If you decide to use Eclipse, you should be comfortable with participating in forums to get answers to questions. Most programmers are used to doing this by now, but occasionally, going on forums to get responses can be a bit troublesome. When looking at IntelliJ vs IDEA, this tendency is another positive for IDEA.
IDEA also has plug-ins, but they are not as numerous or as useful as those available to Eclipse users. However, as adherents of IDEA point out, the base development environment in IDEA has functionality that can only be imparted by a plug-in when using other environments.
IDEA’s environment runs faster than Eclipse. IDEA generally does not have any issues with the plug-ins that are available to it. There is no need to worry about plug-ins having conflicts or even crashing the development environment as you would in Eclipse. IDEA does not compile in the background as you code, which also helps it run smoothly.
Another benefit to using IDEA is that documentation tends to be fairly easy to find and up-to-date, due to the fact one company manages it.

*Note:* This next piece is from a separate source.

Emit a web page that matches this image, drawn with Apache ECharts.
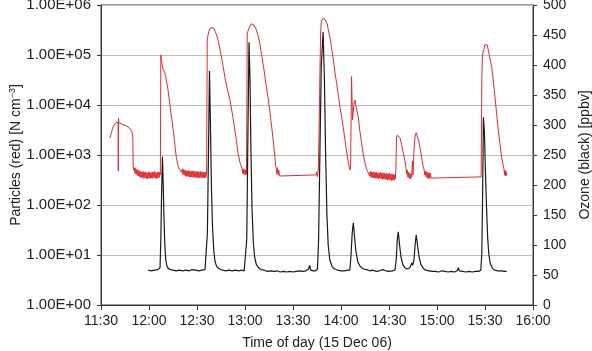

Meanwhile, with Eclipse, documentation may lag implementation of features by several months.
IDEA also includes Git integration, and some Git-specific features are especially noteworthy. For example, when working with Git, it’s much easier to find files with merge conflicts than it used to be.
IDEA groups these files under a Merge Conflicts mode for each changelist. All you have to do to fix any issues caused by a merge conflict is to click the Resolve action link. Clicking will open the Files Merged with Conflicts dialog, and you will be able to fix the merge conflict.
The latest version of IDEA aids the user in helping to resolve Git conflicts. It now displays Git branch names in a Files Merged with Conflicts dialog when you perform a pull, merge, or rebase. When using this dialog, you may group files by directory, which should come in handy if there are multiple files merged with conflicts.
Another feature for IDEA to note is a preview panel for Extract Method refactoring. This preview allows you to see what the results of your refactoring will look like before confirming the changes. Refactoring can be extremely useful when trying to achieve an easy-to-read code base. If you have a lot of duplicated fragments in your code, previewing your Extract Method refactoring can save a lot of time and hassle.
Despite the many positives included, IDEA is seen as lacking in plug-ins. If there is a specific functionality that you need for a particular Java project, you may want to check and make sure it is supported before choosing to use IDEA.
IntelliJ vs Eclipse? You Choose
As you can see, both Jetbrain’s IDEA and Eclipse are valid IDEs for programming in Java. However, they do have very different strengths and weaknesses.
When considering IntelliJ vs Eclipse, keep in mind that Eclipse is well-supported and has been open-source for much longer than IDEA. Its plug-ins provide flexibility that IDEA still can’t match, even though the makers of IDEA recently made it open-source as well.
However, Eclipse’s documentation lags its latest release. Depending on the plug-ins chosen, Eclipse can run slowly compared to other IDEs.
IDEA, however, tends to run faster than Eclipse does. Documentation is generally up-to-date, which is an advantage for anyone who doesn’t have time to go on forums to get answers to questions.
IDEA doesn’t have as many plug-ins as Eclipse does. However, according to the internet, IDEA is more stable than Eclipse. For these reasons, if considering IntelliJ vs Eclipse, you would do well to choose Jetbrain/IntelliJ’s IDEA as your Integrated Development Environment for your next project.